Flajolet-Martin Algorithm
The Flajolet-Martin algorithm is used for estimating the cardinality, or the number of unique elements, in a dataset. This algorithm is particularly useful in data streaming and big data applications where maintaining an exact count is impractical.
Min-Wise Hashing
Min-wise hashing is a technique used for estimating the Jaccard similarity between two sets. This similarity measure is crucial in various applications, including document clustering, duplicate detection, and recommendation systems.
T-Digest
T-Digest is a data structure used for computing approximate quantiles of a data set. It is particularly useful for summarizing large-scale data distributions and can handle weighted data, making it ideal for applications in finance and real-time analytics.
Q-Digest
Q-digest is another data structure for computing approximate quantiles. It offers a different approach to T-digest and can be more efficient in certain scenarios, particularly when dealing with hierarchical or tree-like data structures.
Simhash
Simhash is a technique used for identifying near-duplicate documents. By converting documents into fixed-size fingerprints, Simhash enables efficient similarity searches, which is essential for web indexing and plagiarism detection.
Theta Sketch
Theta Sketch is a data structure used for estimating the frequency of elements in a set. It extends the capabilities of other sketching algorithms by providing a more accurate and flexible way to summarize data distributions.
HyperLogLog
HyperLogLog is a clever algorithm used to estimate the number of unique items in a large dataset. Imagine you have a massive list of website visitors and you want to know how many unique visitors you have. Counting each one would be too slow and require too much memory. HyperLogLog steps in as a superhero here: it uses some neat math tricks to give you a pretty accurate estimate of the unique count, but with much less memory and way faster than traditional methods. It’s like having a super-efficient headcount without needing to check everyone’s name twice.
Sketching Algorithms
Sketching algorithms are a family of techniques used for compressing large data sets while maintaining their statistical properties.

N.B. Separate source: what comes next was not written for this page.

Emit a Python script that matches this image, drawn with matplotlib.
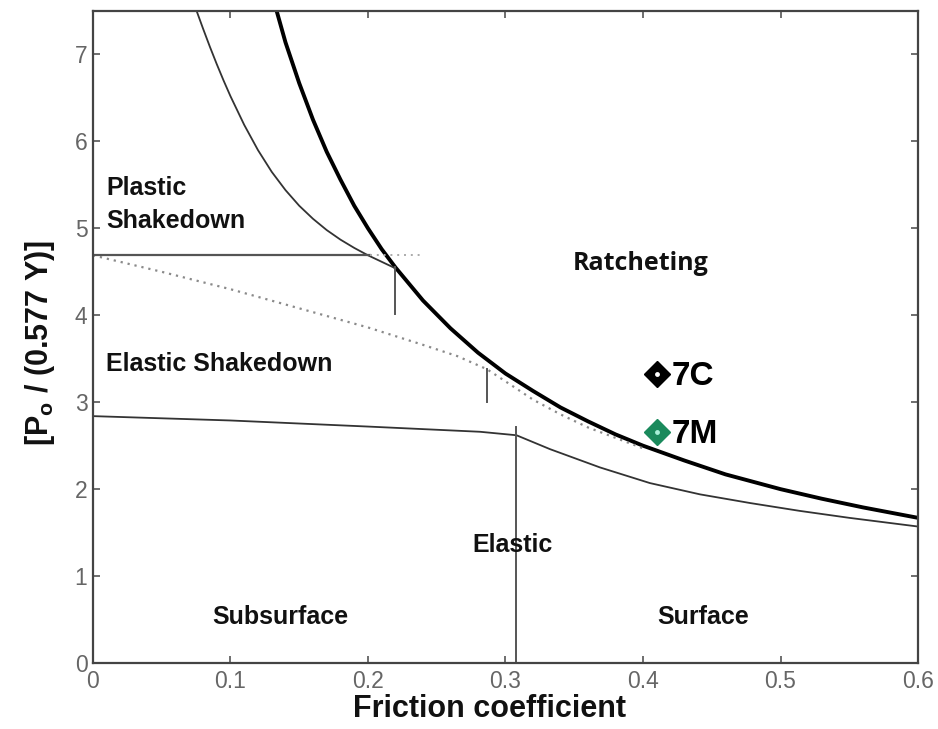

These algorithms are fundamental in scenarios where quick approximations are more valuable than exact results, such as network monitoring and large-scale machine learning.
Locality-Sensitive Hashing (LSH)
Locality-sensitive hashing is a technique used for indexing high-dimensional data, such as images or text documents. LSH enables efficient similarity searches by mapping similar items to the same buckets with high probability, thus speeding up the search process.
Summary
Algorithm | Use Case | Space Complexity | Time Complexity | Accuracy Approximation | Key Features |
---|---|---|---|---|---|
Count-Min Sketch | Frequency estimation | O(w * d) | O(1) per update/query | Overestimation possible | Hash-based, simple, supports deletions with extensions |
Bloom Filter | Membership testing | O(k / ln(2)) bits per element | O(k) per insertion/query | False positives possible | Compact, probabilistic, no false negatives |
Flajolet-Martin Algorithm | Cardinality estimation | O(log(log n)) | O(1) per update/query | Probabilistic | Uses bit patterns, good for large datasets |
Min-Wise Hashing | Set similarity estimation | O(n) | O(1) per hash function | Approximate Jaccard | Permutation of elements, useful in search and ads |
T-Digest | Quantile estimation | O(log n) | O(log n) per insertion/query | High accuracy | Robust, handles streaming data, accurate quantiles |
Q-Digest | Quantile estimation | O(ε^-1 log U) | O(log U) per insertion/query | Approximate | Compresses data, useful in sensor networks |
Simhash | Near-duplicate detection | O(n) | O(1) per hash function | Approximate Hamming dist | Hash-based, efficient for large-scale document sets |
Theta Sketch | Set operations (union, intersection) | O(log log U) | O(1) per update/query | High accuracy | Generalized sketch, suitable for streaming data |
HyperLogLog | Cardinality estimation | O(log log n) | O(1) per update/query | High accuracy | Uses stochastic averaging, very low memory usage |
Sketching Algorithms | Various data summarization tasks | Varies by algorithm | Varies by algorithm | Approximate | Space-efficient, good for large-scale data analysis |
Locality-Sensitive Hashing (LSH) | Nearest neighbor search | O(n) per hash table | O(n^1/c) per query | Probabilistic | Efficient for high-dimensional data, multiple hash tables |
Conclusion
Probabilistic algorithms represent a paradigm shift in how we handle large-scale data. By embracing approximation and randomness, these algorithms offer efficient and scalable solutions to some of the most pressing challenges in data intensive applications. Whether it’s estimating frequencies, detecting duplicates, or summarizing distributions, probabilistic algorithms provide powerful tools that are both practical and effective in the real world.